[Facciamoci del male] Numero tredici. Le primarie del centrosinistra.

Creato il 26 novembre 2012 da Subarralliccu @subarralliccu
26 novembre 2012 · by Mirko Madau · in Facciamoci del Male. ·

A circa dodici ore dalla chiusura dei seggi, il risultato del primo turno delle primarie del centrosinistra non era ancora ufficiale.
A parte questo, i risultati ufficiosi ci dicono qualcos’altro?

1 – Le regole non hanno scoraggiato la partecipazione.
Ci si attesta sul livello d’affluenza delle primarie del solo Pd per eleggere il segretario nel 2009, il calo è quindi evidente, ma  gli oltre tre milioni di votanti, in tempi di forte antipolitica, non autorizzano connessioni azzardate fra questo calo e la presunta farraginosità delle regole (senza contare che non si può escludere che già nel 2009 furono molti gli elettori, per esempio, di SeL che comunque decisero di partecipare alle primarie, aperte, del Pd).

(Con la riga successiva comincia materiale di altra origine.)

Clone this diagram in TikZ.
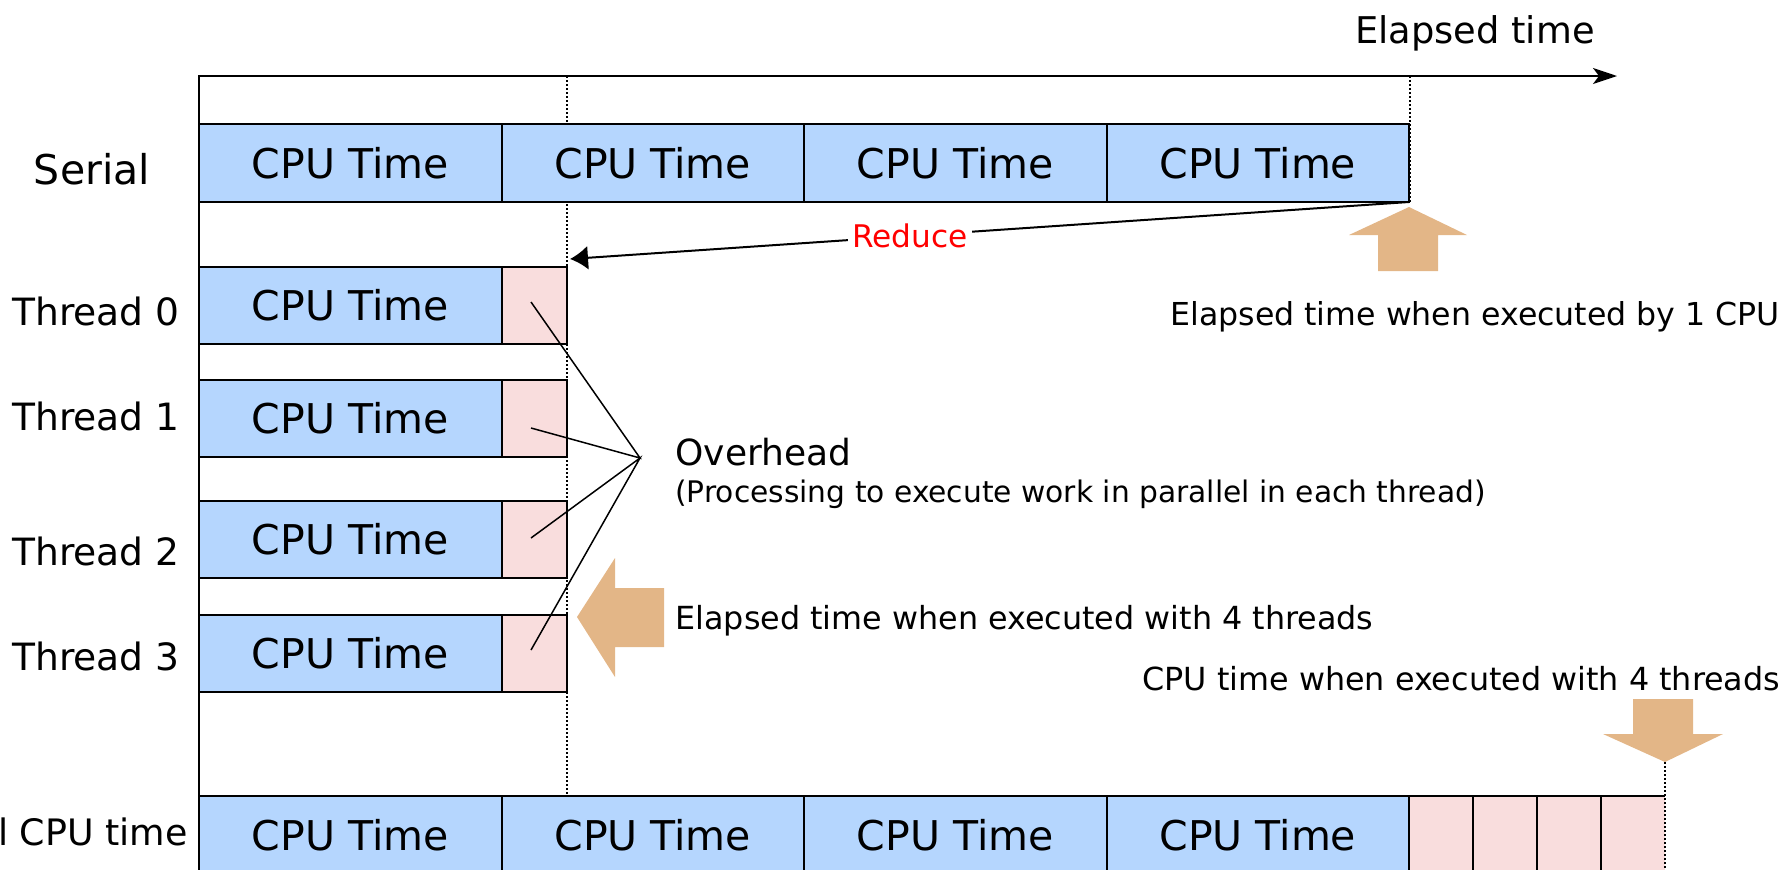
\documentclass[tikz,border=0pt]{standalone}
\usepackage{fontspec}
\setmainfont{DejaVu Sans}
\usetikzlibrary{arrows.meta}
\definecolor{cpublue}{RGB}{181,214,254}
\definecolor{ovpink}{RGB}{249,221,221}
\definecolor{marker}{RGB}{227,182,135}
\definecolor{reducered}{RGB}{255,0,0}
\newcommand{\fs}[1]{\fontsize{#1}{#1}\selectfont}

\begin{document}
\begin{tikzpicture}[x=0.5pt,y=-0.5pt,
  cpubox/.style={draw, line width=1pt, fill=cpublue, anchor=north west,
    inner sep=0pt, outer sep=0pt, minimum width=151.25pt,
    minimum height=38.5pt, font=\fs{20.5}},
  ovbox/.style={draw, line width=1pt, fill=ovpink, anchor=north west,
    inner sep=0pt, outer sep=0pt, minimum width=32.75pt, minimum height=38.5pt},
  cellbox/.style={ovbox, minimum width=32pt, minimum height=39pt},
  rowlabel/.style={anchor=base east, inner sep=0pt, font=\fs{18.8}},
  note/.style={anchor=base west, inner sep=0pt, font=\fs{15.9}},
  guide/.style={line width=1pt, dash pattern=on 1pt off 1pt},
  pointer/.style={line width=0.75pt},
  bigarrow/.style={fill=marker, draw=none},
]
\path[use as bounding box] (0,0) rectangle (1790,869);
\clip (0,0) rectangle (1790,869);

% time axis
\coordinate (axstart) at (198,76);
\coordinate (axend) at (1617,76);
\coordinate (axbottom) at (199,880);
\draw[line width=1pt, -{Stealth[length=12pt,width=8pt,inset=3pt]}] (axstart) -- (axend);
\draw[line width=1pt] (199,76) -- (axbottom);
\node[anchor=base, inner sep=0pt, font=\fs{18.4}] (axlabel) at (1475,43) {Elapsed time};

% dotted guides
\coordinate (g4top) at (567,76);
\coordinate (g4bot) at (567,796);
\coordinate (g1top) at (1410,76);
\coordinate (g1bot) at (1410,204);
\draw[guide] (g4top) -- (g4bot);
\draw[guide] (g1top) -- (g1bot);

% serial run
\node[rowlabel, anchor=base, font=\fs{20.5}] (lserial) at (92,184) {Serial};
\node[cpubox, minimum height=39pt] (s1) at (199,124) {CPU Time};
\node[cpubox, minimum height=39pt] (s2) at (501.5,124) {CPU Time};
\node[cpubox, minimum height=39pt] (s3) at (804,124) {CPU Time};
\node[cpubox, minimum height=39pt] (s4) at (1106.5,124) {CPU Time};

% threads
\node[rowlabel] (l0) at (180,325) {Thread 0};
\node[rowlabel] (l1) at (180,430) {Thread 1};
\node[rowlabel] (l2) at (180,565) {Thread 2};
\node[rowlabel] (l3) at (180,670) {Thread 3};
\node[cpubox] (t0) at (199,266.5) {CPU Time};
\node[cpubox] (t1) at (199,380) {CPU Time};
\node[cpubox] (t2) at (199,501) {CPU Time};
\node[cpubox] (t3) at (199,615) {CPU Time};
\node[ovbox] (o0) at (t0.north east) {};
\node[ovbox] (o1) at (t1.north east) {};
\node[ovbox] (o2) at (t2.north east) {};
\node[ovbox] (o3) at (t3.north east) {};

% total CPU time (label runs past the left edge)
\node[rowlabel, font=\fs{18.2}] (ltotal) at (188,845) {Total CPU time};
\node[cpubox, minimum height=39pt] (b1) at (199,796) {CPU Time};
\node[cpubox, minimum height=39pt] (b2) at (501.5,796) {CPU Time};
\node[cpubox, minimum height=39pt] (b3) at (804,796) {CPU Time};
\node[cpubox, minimum height=39pt] (b4) at (1106.5,796) {CPU Time};
\node[cellbox] (c1) at (b4.north east) {};
\node[cellbox] (c2) at (c1.north east) {};
\node[cellbox] (c3) at (c2.north east) {};
\node[cellbox, draw=none] (c4) at (c3.north east) {};
\draw[line width=1pt] (c4.north east) -- (c4.north west) -- (c4.south west);

% reduction
\coordinate (reduceend) at (570,259);
\draw[line width=1pt, -{Latex[length=9pt,width=12pt]}] (s4.south east) --
  node[pos=0.595, fill=white, text=reducered, inner sep=2pt, font=\fs{15.6}] (reduce) {Reduce}
  (reduceend);

% overhead pointers
\coordinate (hub) at (640,458);
\coordinate (e0) at (531,302);
\coordinate (e1) at (531,428);
\coordinate (e2) at (531,538);
\coordinate (e3) at (531,650);
\draw[pointer] (e0) -- (hub) -- (e1);
\draw[pointer] (e2) -- (hub) -- (e3);
\node[anchor=base west, inner sep=0pt, font=\fs{18}] (overhead) at (675,465) {Overhead};
\node[anchor=base west, inner sep=0pt, font=\fs{14.85}] (overnote) at (675,502)
  {(Processing to execute work in parallel in each thread)};

% elapsed time with one CPU
\fill[bigarrow] (1409,207) -- (1467,235) -- (1438,235) -- (1438,271) -- (1378,271)
  -- (1378,235) -- (1349,235) -- cycle;
\node[note, font=\fs{15.8}] (serialnote) at (1170,325) {Elapsed time when executed by 1 CPU};

% elapsed time with four threads
\fill[bigarrow] (577,617) -- (615,558) -- (615,588) -- (664,588) -- (664,647)
  -- (615,647) -- (615,677) -- cycle;
\node[note] (threadnote) at (675,629) {Elapsed time when executed with 4 threads};

% CPU time with four threads
\coordinate (downtip) at (1665,762);
\fill[bigarrow] (downtip) -- (1723,734) -- (1693,734) -- (1693,699) -- (1633,699)
  -- (1633,734) -- (1603,734) -- cycle;
\draw[guide] (downtip) -- (c4.south east);
\node[note] (cpunote) at (1142,690) {CPU time when executed with 4 threads};
\end{tikzpicture}
\end{document}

2 – La vittoria di Bersani va oltre il 45 per cento circa assegnatogli dal conteggio finale.
Poteva essere l’unico candidato del Pd, lo dicevano le regole del partito, e si è messo in gioco permettendo a Renzi di sfidarlo. Ha voluto il ballottaggio per garantire che il vincitore avesse una degna legittimazione popolare (senza questa scelta oggi avremmo già il vincitore e sarebbe lui, ma sarebbe un vincitore dimezzato). Partiva dalla posizione di svantaggio di chi in questi mesi si è sporcato le mani appoggiando non senza fatica e contraddizioni il governo Monti. Ha gestito una campagna elettorale complicata da leader che cerca di mettere insieme i pezzi di una coalizione abbastanza sgangherata, senza mai cedere allo scontro duro con quelli che poi saranno i suoi alleati, a partire da Renzi. Inoltre, la candidatura di Vendola ha sicuramente tolto più a lui che al suo principale sfidante.

3 – La sconfitta di Renzi va oltre il 35 per cento circa assegnatogli dal conteggio finale.
Per le esatte e contrarie ragioni per cui la vittoria di Bersani vale di più. E perché ancora una volta, alla prova dei fatti, la furia rottamatrice che recrimina la mancanza di spazi e possibiltà per i giovani, di idee e d’anagrafe, si scontra con un verdetto popolare che al “nuovo” preferisce il “vecchio”.
Inoltre, questa campagna elettorale ha evidenziato il suo scarso coraggio, perché pur non avendo granché da perdere (in fondo era lo sfidante), si è ben guardato dal mettere al centro del dibattito questioni elettoralmente a rischio, ma fondamentali per chi si presenta come innovatore del centrosinistra. La questione del rapporto incestuoso e deleterio fra il Pd e sindacati, in particolare fra il Pd e la Cgil, non è mai stata sfiorata, forse perché attaccare su questo punto mette a rischio qualche voto (ne sa qualcosa D’Alema): ma allora cosa c’è di innovativo? Dietro il rottamatore (poco o) niente.

4Di fronte a candidati forti del Pd, per gli altri lo spazio di manovra è pressoché nullo.
Nichi Vendola non ripete l’exploit di Massimo Zedda a Cagliari e Giuliano Pisapia a Milano perché il dibattito interno al Pd fra Renzi e Bersani oscura completamente, anche da un punto di vista mediatico ma non solo, il senso di una proposta più radicale, più di sinistra. L’unica arma in mano a Vendola, quella dei diritti civili, si dimostra ancora una volta spuntata, come già in passato ai tempi della candidatura di Ignazio Marino. Anche questo è un aspetto su cui riflettere: è forse il momento di interrogarsi non più e non solo sulle incertezze del centrosinistra su questi temi, quanto sull’attenzione di cui godono presso l’elettorato di centrosinistra.

5 – Le candidature di nicchia non servono a niente.
Al netto delle capacità individuali – soprattutto per quanto riguarda Tabacci – le candidature “ad nicchiam” ricevono risultati impalpabili. Stavolta è toccato a Tabacci e alla Puppato raccogliere le briciole, nel 2005 a Scalfarotto andò pure peggio.